Work required
Look through the data below and output, unchanged, every line from the one holding "Write a web" through the one holding "const y = d3.scaleLinear().domain([-2.35, 49.35]).range([B, T]);", inclusive. Skip the pictures.

Material for the task
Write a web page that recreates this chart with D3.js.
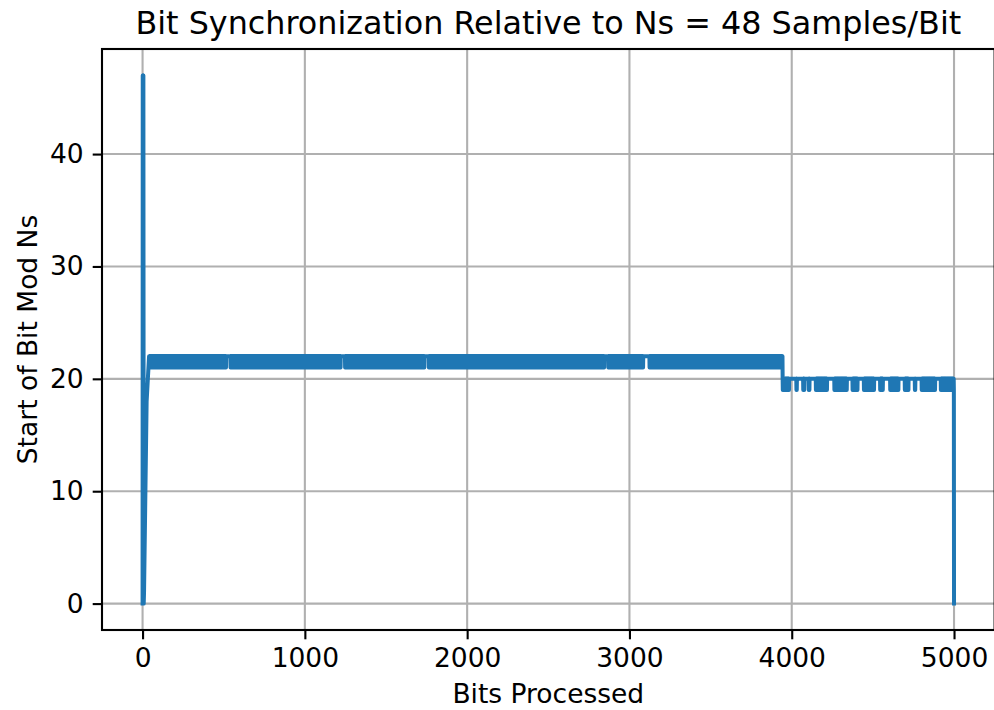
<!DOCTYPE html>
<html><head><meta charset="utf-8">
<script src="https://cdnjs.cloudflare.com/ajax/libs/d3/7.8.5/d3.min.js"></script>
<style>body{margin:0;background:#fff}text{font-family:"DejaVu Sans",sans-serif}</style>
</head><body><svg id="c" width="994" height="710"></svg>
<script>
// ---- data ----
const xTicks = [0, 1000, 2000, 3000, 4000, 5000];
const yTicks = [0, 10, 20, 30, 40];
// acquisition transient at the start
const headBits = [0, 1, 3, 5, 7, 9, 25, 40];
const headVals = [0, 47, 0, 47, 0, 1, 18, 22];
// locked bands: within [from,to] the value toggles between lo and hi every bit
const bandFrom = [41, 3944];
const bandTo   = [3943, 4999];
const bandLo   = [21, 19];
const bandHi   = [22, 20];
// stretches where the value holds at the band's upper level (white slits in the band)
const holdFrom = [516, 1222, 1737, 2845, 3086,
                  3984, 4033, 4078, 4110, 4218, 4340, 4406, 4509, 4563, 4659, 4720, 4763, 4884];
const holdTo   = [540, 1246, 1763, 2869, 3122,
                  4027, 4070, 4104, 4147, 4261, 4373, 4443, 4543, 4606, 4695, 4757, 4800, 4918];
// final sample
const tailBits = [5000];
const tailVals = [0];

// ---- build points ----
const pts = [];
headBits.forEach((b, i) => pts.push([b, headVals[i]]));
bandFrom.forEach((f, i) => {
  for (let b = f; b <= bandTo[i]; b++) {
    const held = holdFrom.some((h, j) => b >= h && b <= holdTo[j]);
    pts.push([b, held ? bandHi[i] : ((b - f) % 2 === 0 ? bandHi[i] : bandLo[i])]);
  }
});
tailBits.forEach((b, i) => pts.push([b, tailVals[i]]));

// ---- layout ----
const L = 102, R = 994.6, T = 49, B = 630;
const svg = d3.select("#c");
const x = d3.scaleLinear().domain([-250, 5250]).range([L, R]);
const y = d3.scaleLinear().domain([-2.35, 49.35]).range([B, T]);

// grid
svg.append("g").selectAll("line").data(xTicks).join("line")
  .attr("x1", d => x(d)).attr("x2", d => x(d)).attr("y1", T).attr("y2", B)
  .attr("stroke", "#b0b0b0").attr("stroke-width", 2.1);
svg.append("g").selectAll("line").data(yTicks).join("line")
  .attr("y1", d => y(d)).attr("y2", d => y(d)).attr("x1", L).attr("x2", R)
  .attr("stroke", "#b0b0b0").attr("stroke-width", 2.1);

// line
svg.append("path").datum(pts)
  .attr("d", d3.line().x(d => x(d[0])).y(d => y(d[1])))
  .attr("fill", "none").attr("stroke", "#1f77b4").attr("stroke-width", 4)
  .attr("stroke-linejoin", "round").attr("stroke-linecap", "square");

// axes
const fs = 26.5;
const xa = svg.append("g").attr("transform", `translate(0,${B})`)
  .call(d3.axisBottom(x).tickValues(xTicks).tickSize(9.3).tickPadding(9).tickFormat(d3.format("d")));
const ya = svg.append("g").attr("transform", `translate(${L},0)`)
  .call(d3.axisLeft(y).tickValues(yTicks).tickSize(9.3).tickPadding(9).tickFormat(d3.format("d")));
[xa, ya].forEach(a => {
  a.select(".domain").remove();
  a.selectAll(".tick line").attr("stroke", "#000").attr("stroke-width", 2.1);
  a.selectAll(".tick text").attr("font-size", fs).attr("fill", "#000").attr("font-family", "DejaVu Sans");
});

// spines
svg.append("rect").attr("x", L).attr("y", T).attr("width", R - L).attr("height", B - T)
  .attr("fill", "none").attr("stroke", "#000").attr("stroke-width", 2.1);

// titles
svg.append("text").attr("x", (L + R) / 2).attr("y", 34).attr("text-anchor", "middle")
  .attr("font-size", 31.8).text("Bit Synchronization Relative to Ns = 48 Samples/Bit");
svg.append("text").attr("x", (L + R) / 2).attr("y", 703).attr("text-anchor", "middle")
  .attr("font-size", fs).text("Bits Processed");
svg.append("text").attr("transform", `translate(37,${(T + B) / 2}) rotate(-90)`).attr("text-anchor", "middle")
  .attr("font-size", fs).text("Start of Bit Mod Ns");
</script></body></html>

---

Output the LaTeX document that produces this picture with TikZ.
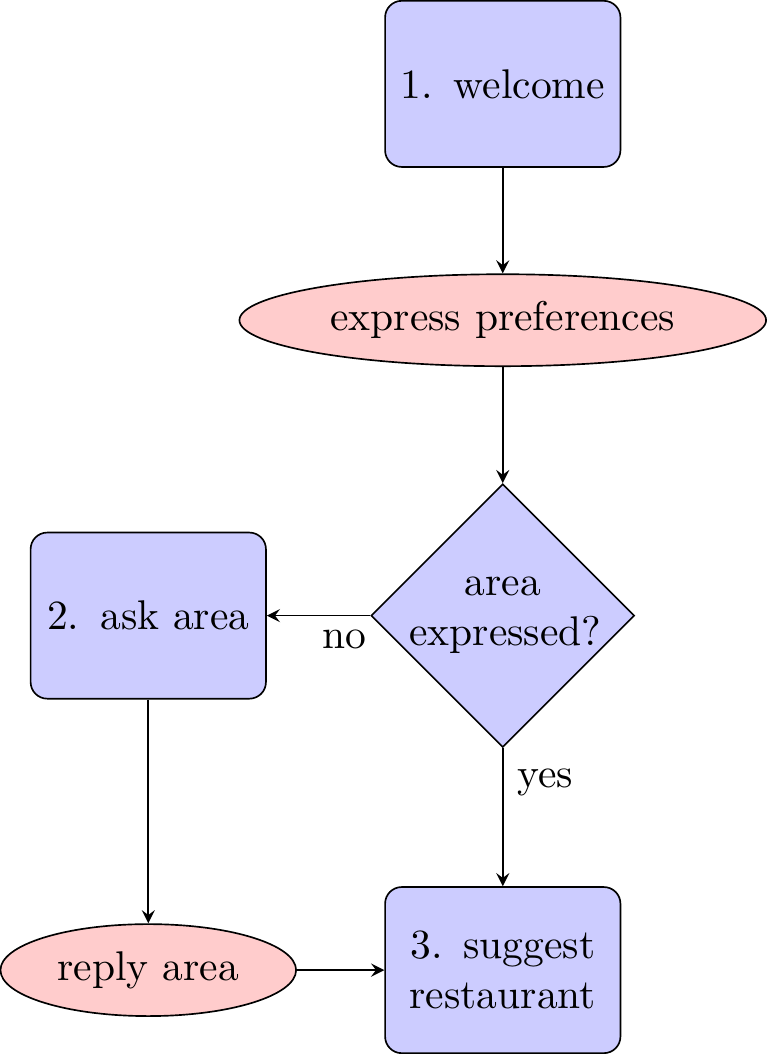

---

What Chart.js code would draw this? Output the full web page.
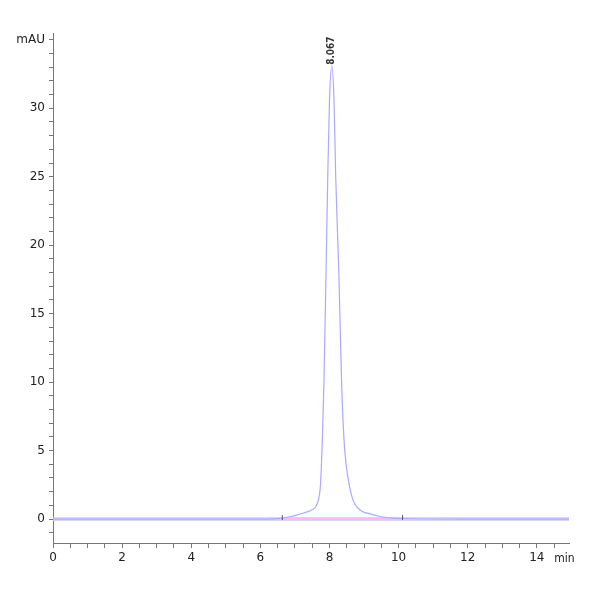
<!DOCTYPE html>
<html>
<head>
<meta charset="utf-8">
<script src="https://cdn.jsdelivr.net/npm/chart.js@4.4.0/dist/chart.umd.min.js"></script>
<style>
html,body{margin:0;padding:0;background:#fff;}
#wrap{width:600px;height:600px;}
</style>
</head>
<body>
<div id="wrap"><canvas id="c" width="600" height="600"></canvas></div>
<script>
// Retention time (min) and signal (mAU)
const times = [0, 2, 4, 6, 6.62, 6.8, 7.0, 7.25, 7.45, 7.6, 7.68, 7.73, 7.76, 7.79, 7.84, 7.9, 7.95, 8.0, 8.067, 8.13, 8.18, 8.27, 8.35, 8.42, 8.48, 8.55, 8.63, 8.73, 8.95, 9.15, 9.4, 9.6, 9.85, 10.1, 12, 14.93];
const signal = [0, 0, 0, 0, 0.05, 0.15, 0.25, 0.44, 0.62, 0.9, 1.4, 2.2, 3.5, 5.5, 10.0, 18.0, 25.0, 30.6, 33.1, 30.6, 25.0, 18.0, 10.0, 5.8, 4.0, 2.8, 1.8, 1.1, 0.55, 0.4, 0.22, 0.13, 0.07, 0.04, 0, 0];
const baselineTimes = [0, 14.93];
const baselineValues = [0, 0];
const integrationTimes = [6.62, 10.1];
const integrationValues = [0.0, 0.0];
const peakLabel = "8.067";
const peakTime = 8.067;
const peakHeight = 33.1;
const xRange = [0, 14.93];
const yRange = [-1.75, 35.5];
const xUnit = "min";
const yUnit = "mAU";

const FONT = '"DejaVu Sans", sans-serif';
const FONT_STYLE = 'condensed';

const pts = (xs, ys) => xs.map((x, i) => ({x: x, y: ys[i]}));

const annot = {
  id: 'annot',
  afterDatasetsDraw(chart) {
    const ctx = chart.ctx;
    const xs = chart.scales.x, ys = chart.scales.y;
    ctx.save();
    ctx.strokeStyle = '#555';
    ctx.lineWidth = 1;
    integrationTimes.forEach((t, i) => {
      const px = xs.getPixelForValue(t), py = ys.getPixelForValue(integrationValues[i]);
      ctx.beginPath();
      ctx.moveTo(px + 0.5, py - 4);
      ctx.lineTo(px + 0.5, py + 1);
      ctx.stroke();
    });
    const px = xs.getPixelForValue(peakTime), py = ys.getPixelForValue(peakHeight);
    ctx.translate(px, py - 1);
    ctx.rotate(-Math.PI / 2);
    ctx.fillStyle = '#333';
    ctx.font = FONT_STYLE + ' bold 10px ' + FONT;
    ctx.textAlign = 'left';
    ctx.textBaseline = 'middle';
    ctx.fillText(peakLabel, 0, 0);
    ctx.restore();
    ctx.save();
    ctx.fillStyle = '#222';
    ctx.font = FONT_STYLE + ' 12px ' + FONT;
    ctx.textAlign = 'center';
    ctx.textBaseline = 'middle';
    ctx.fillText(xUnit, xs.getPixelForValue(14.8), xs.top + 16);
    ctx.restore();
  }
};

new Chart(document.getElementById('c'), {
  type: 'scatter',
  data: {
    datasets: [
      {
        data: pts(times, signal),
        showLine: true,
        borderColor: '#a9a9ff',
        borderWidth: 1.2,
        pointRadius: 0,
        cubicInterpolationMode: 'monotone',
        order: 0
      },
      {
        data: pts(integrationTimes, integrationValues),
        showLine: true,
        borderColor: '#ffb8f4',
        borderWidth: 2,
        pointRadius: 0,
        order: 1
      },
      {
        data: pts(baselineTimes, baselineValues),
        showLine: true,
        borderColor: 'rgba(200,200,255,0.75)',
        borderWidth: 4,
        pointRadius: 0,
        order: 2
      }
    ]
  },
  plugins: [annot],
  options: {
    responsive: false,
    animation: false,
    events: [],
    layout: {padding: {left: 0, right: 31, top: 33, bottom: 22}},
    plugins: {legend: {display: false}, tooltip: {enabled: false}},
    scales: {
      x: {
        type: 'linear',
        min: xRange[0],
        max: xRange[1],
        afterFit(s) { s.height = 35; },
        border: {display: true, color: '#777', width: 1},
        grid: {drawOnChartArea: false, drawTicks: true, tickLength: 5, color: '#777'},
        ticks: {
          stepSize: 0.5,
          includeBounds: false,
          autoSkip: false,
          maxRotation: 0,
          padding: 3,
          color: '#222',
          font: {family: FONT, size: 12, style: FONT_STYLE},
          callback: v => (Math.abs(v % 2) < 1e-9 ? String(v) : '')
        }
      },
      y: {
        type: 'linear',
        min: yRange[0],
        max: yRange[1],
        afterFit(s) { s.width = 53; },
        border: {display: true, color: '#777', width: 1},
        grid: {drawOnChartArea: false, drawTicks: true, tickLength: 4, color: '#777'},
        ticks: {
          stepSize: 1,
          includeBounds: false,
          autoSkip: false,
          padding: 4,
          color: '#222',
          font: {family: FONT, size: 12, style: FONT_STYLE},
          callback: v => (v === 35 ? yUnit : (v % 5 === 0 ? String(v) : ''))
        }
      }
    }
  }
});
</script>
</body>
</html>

Result of the task
Write a web page that recreates this chart with D3.js.
<!DOCTYPE html>
<html><head><meta charset="utf-8">
<script src="https://cdnjs.cloudflare.com/ajax/libs/d3/7.8.5/d3.min.js"></script>
<style>body{margin:0;background:#fff}text{font-family:"DejaVu Sans",sans-serif}</style>
</head><body><svg id="c" width="994" height="710"></svg>
<script>
// ---- data ----
const xTicks = [0, 1000, 2000, 3000, 4000, 5000];
const yTicks = [0, 10, 20, 30, 40];
// acquisition transient at the start
const headBits = [0, 1, 3, 5, 7, 9, 25, 40];
const headVals = [0, 47, 0, 47, 0, 1, 18, 22];
// locked bands: within [from,to] the value toggles between lo and hi every bit
const bandFrom = [41, 3944];
const bandTo   = [3943, 4999];
const bandLo   = [21, 19];
const bandHi   = [22, 20];
// stretches where the value holds at the band's upper level (white slits in the band)
const holdFrom = [516, 1222, 1737, 2845, 3086,
                  3984, 4033, 4078, 4110, 4218, 4340, 4406, 4509, 4563, 4659, 4720, 4763, 4884];
const holdTo   = [540, 1246, 1763, 2869, 3122,
                  4027, 4070, 4104, 4147, 4261, 4373, 4443, 4543, 4606, 4695, 4757, 4800, 4918];
// final sample
const tailBits = [5000];
const tailVals = [0];

// ---- build points ----
const pts = [];
headBits.forEach((b, i) => pts.push([b, headVals[i]]));
bandFrom.forEach((f, i) => {
  for (let b = f; b <= bandTo[i]; b++) {
    const held = holdFrom.some((h, j) => b >= h && b <= holdTo[j]);
    pts.push([b, held ? bandHi[i] : ((b - f) % 2 === 0 ? bandHi[i] : bandLo[i])]);
  }
});
tailBits.forEach((b, i) => pts.push([b, tailVals[i]]));

// ---- layout ----
const L = 102, R = 994.6, T = 49, B = 630;
const svg = d3.select("#c");
const x = d3.scaleLinear().domain([-250, 5250]).range([L, R]);
const y = d3.scaleLinear().domain([-2.35, 49.35]).range([B, T]);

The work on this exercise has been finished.